Mubarak Hussain Syed, an assistant professor of Biology at The University of New Mexico and head of the Syed Neural Diversity Lab, is hosting Building Diversity in Neuroscience, a workshop this week for local high school students as part of his Pueblo Brain Science project.
“Pueblo Brain Science is part of the education and science outreach component of my NSF CAREER award. My goal is to visit Pueblo schools and engage and train teachers to implement low-cost approach neuroscience activities in the classroom. If I get funds from the state or any other generous donors, we can equip each school with the tools and the students can be involved in research in the classrooms,” he explained.
The prestigious NSF CAREER award allows Syed to pursue his passions of understanding brain development and function, mentoring students, and science outreach. Syed, a neuroscientist, is interested in the development and function of neurons, glia (other cell types in the human brain), and neural circuits. His UNM lab studies developmental programs regulating neural diversity and function. His project, Mechanisms regulating neural identity, connectivity, and function–From stem cells to circuits, will receive $1.8 million over five years.
The three-day workshop from Thursday through Saturday will be led by Syed and his colleague Matthew Clark, assistant professor of Biology at Bucknell University, to allow students to explore opportunities in neuroscience in the labs and classrooms at UNM’s Physics & Astronomy and Interdisciplinary Science (PAÍS) building. The workshop will include UNM undergrads and local high school students and teachers, plus a live Zoom demo is planned for the schools at Zia and Jemez pueblos.
“This will be live sessions of experiments related to neuroscience. Mostly the sessions will be dealing with fruit flies and using 3D printed PiVR and ethoscopes to monitor their behavior. Also, we will demo how fruit fly behavior can be modulated and regulated by shining light on their neurons. We will also record neural activity from worms and cockroaches. There will be lab tours on Thursday as well,” Syed noted. After morning discussions, afternoon demos include “fly pushing, larval wrangling, confocal microscopy scans, dissections… optogenetics, assaying fruit fly behaviors… backyard brains, and recording neural activity from worms.”
The Pueblo Brain Science outreach project is supported through the NSF and Grass Foundation. This project aims to improve science education and promote diversity in neuroscience by training and mentoring a diverse population of school kids, undergraduate researchers, and high school teachers, Syed explained, and strives to train and equip high school teachers to implement active learning modules and lessons aligned with the Next Generation Science Standards. A NeuroCURE class is also planned to train 10 undergrad students.
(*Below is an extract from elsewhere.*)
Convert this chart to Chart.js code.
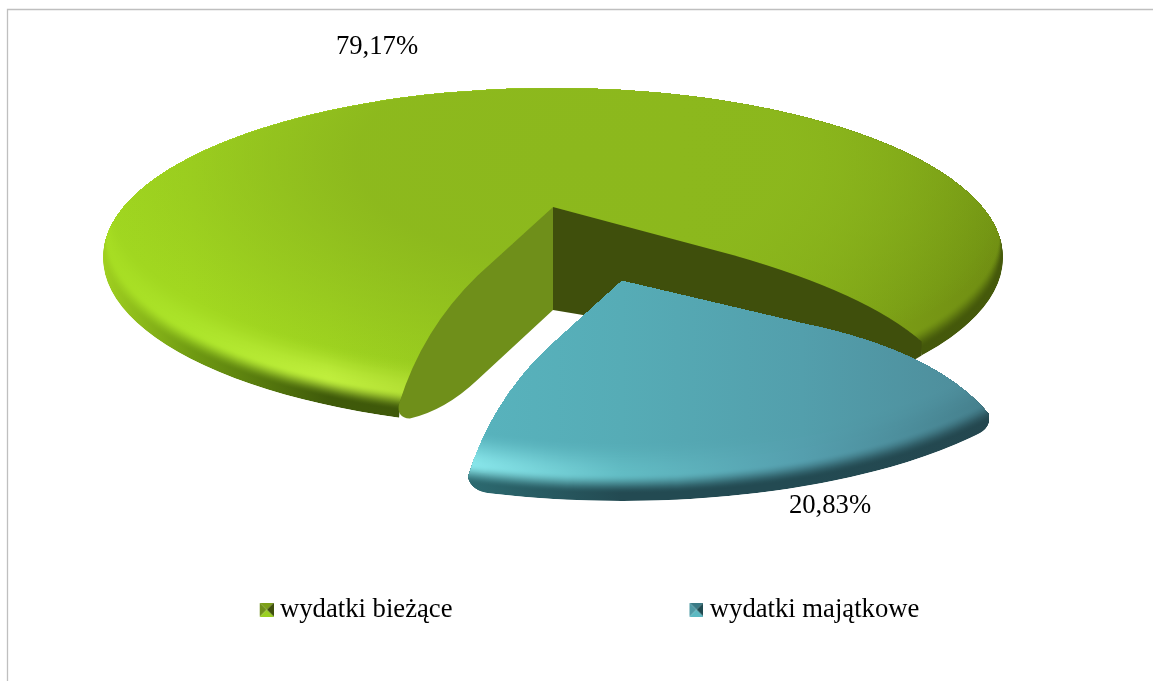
<!DOCTYPE html>
<html lang="pl">
<head>
<meta charset="utf-8">
<title>Wydatki</title>
<script src="https://cdn.jsdelivr.net/npm/chart.js@4"></script>
<style>
html,body{margin:0;padding:0;background:#fff}
canvas{display:block}
</style>
</head>
<body>
<canvas id="c" width="1153" height="681"></canvas>
<script>
const categories = ['wydatki bieżące', 'wydatki majątkowe'];
const seriesValues = [79.17, 20.83];
const baseColors = ['#8cb81d', '#54a8b4'];

const FONT = '"Liberation Serif", "Times New Roman", serif';
const FONT_SIZE = 26.67;
const ROTATION = 200;

/* Styling of the tilted, bevelled look: one entry per slice */
const sliceViews = [
  { cx: 553, cy: 258, rx: 450, ry: 170, apexDy: -51, depth: 103, round: 0,
    startFrame: [.49, .325, .85, .58], endFrame: [.49, .325, .85, .58], startInset: 0,
    xStops: [0, .1, .25, .5, .8, 1],
    edge: ['#a0d020', '#6f9a12', '#3f5a0a', '#3e540a', '#43570b', '#45590b'],
    hi:   ['#a6dc22', '#ace42a', '#bfee3c', '#a0c828', '#82a518', '#6f8d12'],
    surf: ['#a0d620', '#a2d820', '#9fd420', '#95c61e', '#82a818', '#6f8f12'],
    dome: '#8cb81d',
    wallLeft: '#6f8f1a', wallRight: '#3f4f0c' },
  { cx: 622, cy: 329, rx: 450, ry: 172, apexDy: -48, depth: 0, round: 3,
    startFrame: [.49, .29, .85, .476], endFrame: [.49, .325, .85, .58], startInset: 2,
    xStops: [.33, .5, .7, .91],
    edge: ['#2c6a70', '#234a52', '#234a52', '#24474f'],
    hi:   ['#88e6ea', '#62bcc4', '#559fae', '#457f8c'],
    surf: ['#58b3bd', '#56acb6', '#539fac', '#4d8b99'],
    dome: null,
    wallLeft: null, wallRight: null }
];
const labelSpots = [[377, 47], [830, 506]];
const legendMarks = [
  { top: '#7da018', left: '#6f8f1a', right: '#3f4f0c', bottom: '#9ad020' },
  { top: '#3a7a85', left: '#4f9aa5', right: '#1f4a50', bottom: '#5bb9c2' }
];

function rgb(h) { return [1, 3, 5].map(i => parseInt(h.substr(i, 2), 16)); }
function mix(a, b, t) {
  const A = rgb(a), B = rgb(b);
  return 'rgb(' + A.map((v, i) => Math.round(v + (B[i] - v) * t)).join(',') + ')';
}
function smooth(t) { t = Math.max(0, Math.min(1, t)); return t * t * (3 - 2 * t); }
function profile(v, i, k) {
  if (k <= 7) return v.edge[i];
  if (k <= 26) return mix(v.edge[i], v.hi[i], smooth((k - 7) / 19));
  return mix(v.hi[i], v.surf[i], smooth((k - 26) / 34));
}

function outline(ctx, v, start, end) {
  const ax = v.cx, ay = v.cy + v.apexDy;
  const pt = a => [v.cx + v.rx * Math.cos(a), v.cy + v.ry * Math.sin(a)];
  const frame = (c, fr, inset) => {
    const vx = c[0] - ax, vy = c[1] - ay;
    return {
      c,
      corner: [c[0] - inset, c[1] - 14],
      mid: [ax + fr[0] * vx, ay + fr[1] * vy],
      ctrl: [ax + fr[2] * vx, ay + fr[3] * vy]
    };
  };
  const s = frame(pt(start), v.startFrame, v.startInset), e = frame(pt(end), v.endFrame, 0);
  const r = v.round * Math.PI / 180;
  ctx.beginPath();
  ctx.moveTo(ax, ay);
  ctx.lineTo(s.mid[0], s.mid[1]);
  ctx.quadraticCurveTo(s.ctrl[0], s.ctrl[1], s.corner[0], s.corner[1]);
  if (r) {
    const p = pt(start + r);
    ctx.quadraticCurveTo(s.c[0] + 1, s.c[1], p[0], p[1]);
  } else {
    ctx.lineTo(s.c[0], s.c[1]);
  }
  ctx.ellipse(v.cx, v.cy, v.rx, v.ry, 0, start + r, end - r);
  if (r) ctx.quadraticCurveTo(e.c[0] + 3, e.c[1], e.corner[0], e.corner[1]);
  else ctx.lineTo(e.corner[0], e.corner[1]);
  ctx.quadraticCurveTo(e.ctrl[0], e.ctrl[1], e.mid[0], e.mid[1]);
  ctx.closePath();
  return { s, e, ax, ay };
}

function drawWalls(ctx, v, g) {
  const ax = g.ax, ay = g.ay, wy = ay + v.depth;
  const at = (c, f, h) => [ax + f * (c[0] - ax), ay + h * (c[1] - ay)];
  const sc = g.s.c;
  const p1 = at(sc, .49, .82), p2 = at(sc, .70, .965), p3 = at(sc, .93, 1.004), p4 = at(sc, 1.02, 1.0);
  ctx.beginPath();
  ctx.moveTo(ax, ay);
  ctx.lineTo(g.s.mid[0], g.s.mid[1]);
  ctx.quadraticCurveTo(g.s.ctrl[0], g.s.ctrl[1], g.s.corner[0], g.s.corner[1]);
  ctx.quadraticCurveTo(p4[0], p4[1], p3[0], p3[1]);
  ctx.quadraticCurveTo(p2[0], p2[1], p1[0], p1[1]);
  ctx.lineTo(ax, wy);
  ctx.closePath();
  ctx.fillStyle = v.wallLeft;
  ctx.fill();
  const ec = g.e.c;
  const q1 = at(ec, .5, .9), q2 = at(ec, .98, 1.03);
  ctx.beginPath();
  ctx.moveTo(ax, ay);
  ctx.lineTo(g.e.mid[0], g.e.mid[1]);
  ctx.quadraticCurveTo(g.e.ctrl[0], g.e.ctrl[1], g.e.corner[0], g.e.corner[1]);
  ctx.lineTo(ec[0], ec[1]);
  ctx.lineTo(q2[0], q2[1]);
  ctx.lineTo(q1[0], q1[1]);
  ctx.lineTo(ax, wy);
  ctx.closePath();
  ctx.fillStyle = v.wallRight;
  ctx.fill();
}

class Arc3D extends Chart.ArcElement {
  draw(ctx) {
    const { startAngle, endAngle } = this.getProps(['startAngle', 'endAngle']);
    const v = sliceViews[this.$context ? this.$context.dataIndex : 0];
    const K = 60;
    ctx.save();
    const g = outline(ctx, v, startAngle, endAngle);
    ctx.clip();
    const x0 = v.cx - v.rx, w = 2 * v.rx;
    for (let k = 0; k <= K; k++) {
      const grad = ctx.createLinearGradient(x0, 0, x0 + w, 0);
      v.xStops.forEach((f, i) => grad.addColorStop(f, profile(v, i, k)));
      ctx.fillStyle = grad;
      ctx.beginPath();
      ctx.ellipse(v.cx, v.cy - k, v.rx - k * .15, v.ry, 0, 0, Math.PI * 2);
      ctx.fill();
    }
    if (v.dome) {
      const [r, gg, b] = rgb(v.dome);
      ctx.translate(v.cx + 20, v.cy - 100);
      ctx.scale(1, .48);
      const rg = ctx.createRadialGradient(0, 0, 0, 0, 0, 480);
      rg.addColorStop(0, `rgba(${r},${gg},${b},1)`);
      rg.addColorStop(.45, `rgba(${r},${gg},${b},.95)`);
      rg.addColorStop(1, `rgba(${r},${gg},${b},0)`);
      ctx.fillStyle = rg;
      ctx.fillRect(-600, -600, 1200, 1200);
    }
    ctx.restore();
    if (v.wallLeft) drawWalls(ctx, v, g);
  }
}
Arc3D.id = 'arc3d';
Arc3D.defaults = Chart.ArcElement.defaults;
Arc3D.defaultRoutes = Chart.ArcElement.defaultRoutes;
Arc3D.descriptors = Chart.ArcElement.descriptors;

class Pie3D extends Chart.PieController {}
Pie3D.id = 'pie3d';
Pie3D.defaults = { dataElementType: 'arc3d' };
Pie3D.overrides = Chart.PieController.overrides;
Chart.register(Arc3D, Pie3D);

function legendMarker(m) {
  const cv = document.createElement('canvas');
  cv.width = 22; cv.height = 14;
  const c = cv.getContext('2d');
  const tri = (col, a, b) => {
    c.fillStyle = col;
    c.beginPath(); c.moveTo(15, 7); c.lineTo(a[0], a[1]); c.lineTo(b[0], b[1]); c.closePath(); c.fill();
  };
  tri(m.top, [8, 0], [22, 0]);
  tri(m.left, [8, 0], [8, 14]);
  tri(m.right, [22, 0], [22, 14]);
  tri(m.bottom, [8, 14], [22, 14]);
  return cv;
}

const framePlugin = {
  id: 'frame',
  beforeDraw(chart) {
    const c = chart.ctx;
    c.save();
    c.fillStyle = '#fff';
    c.fillRect(0, 0, chart.width, chart.height);
    c.strokeStyle = '#bfbfbf';
    c.lineWidth = 1.3;
    c.beginPath();
    c.moveTo(7.5, chart.height);
    c.lineTo(7.5, 9.5);
    c.lineTo(chart.width, 9.5);
    c.stroke();
    c.restore();
  }
};
const valueLabels = {
  id: 'valueLabels',
  afterDatasetsDraw(chart) {
    const c = chart.ctx;
    c.save();
    c.font = FONT_SIZE + 'px ' + FONT;
    c.fillStyle = '#000';
    c.textAlign = 'center';
    c.textBaseline = 'middle';
    seriesValues.forEach((val, i) => {
      c.fillText(val.toFixed(2).replace('.', ',') + '%', labelSpots[i][0], labelSpots[i][1]);
    });
    c.restore();
  }
};

new Chart(document.getElementById('c'), {
  type: 'pie3d',
  data: {
    labels: categories,
    datasets: [{ data: seriesValues, backgroundColor: baseColors, clip: false, borderWidth: 0 }]
  },
  plugins: [framePlugin, valueLabels],
  options: {
    responsive: false,
    animation: false,
    rotation: ROTATION,
    layout: { padding: { left: 12.5, right: -12.5, top: 10, bottom: 48 } },
    plugins: {
      tooltip: { enabled: false },
      title: { display: false },
      legend: {
        display: true,
        position: 'bottom',
        labels: {
          font: { family: FONT, size: FONT_SIZE },
          color: '#000',
          usePointStyle: true,
          pointStyleWidth: 8,
          boxHeight: 14,
          padding: 236,
          generateLabels: () => categories.map((t, i) => ({
            text: t, fillStyle: baseColors[i], strokeStyle: baseColors[i], lineWidth: 0,
            pointStyle: legendMarker(legendMarks[i]), hidden: false, index: i
          }))
        }
      }
    }
  }
});
</script>
</body>
</html>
Syed hopes the workshop will get students excited about neuroscience research, as well as train teachers about using fruit fly as a model in their classroom. The goal of demonstrating 3D printable behavioral tracking equipment is to incorporate it later into high school classrooms.
He also plans to help teachers perform original research in the classroom and build mentoring and teaching networks to diversify STEM, in particular neuroscience, he added.
“I want to have a long-term impact on science and education in the local Pueblo communities and excite and train undergrads in the neuroscience field. We’ll talk about brain and behavior, drugs, and addiction, since this is Brain Awareness Week, and diversify neuroscience by engaging and training diverse force of students at various levels,” he remarked.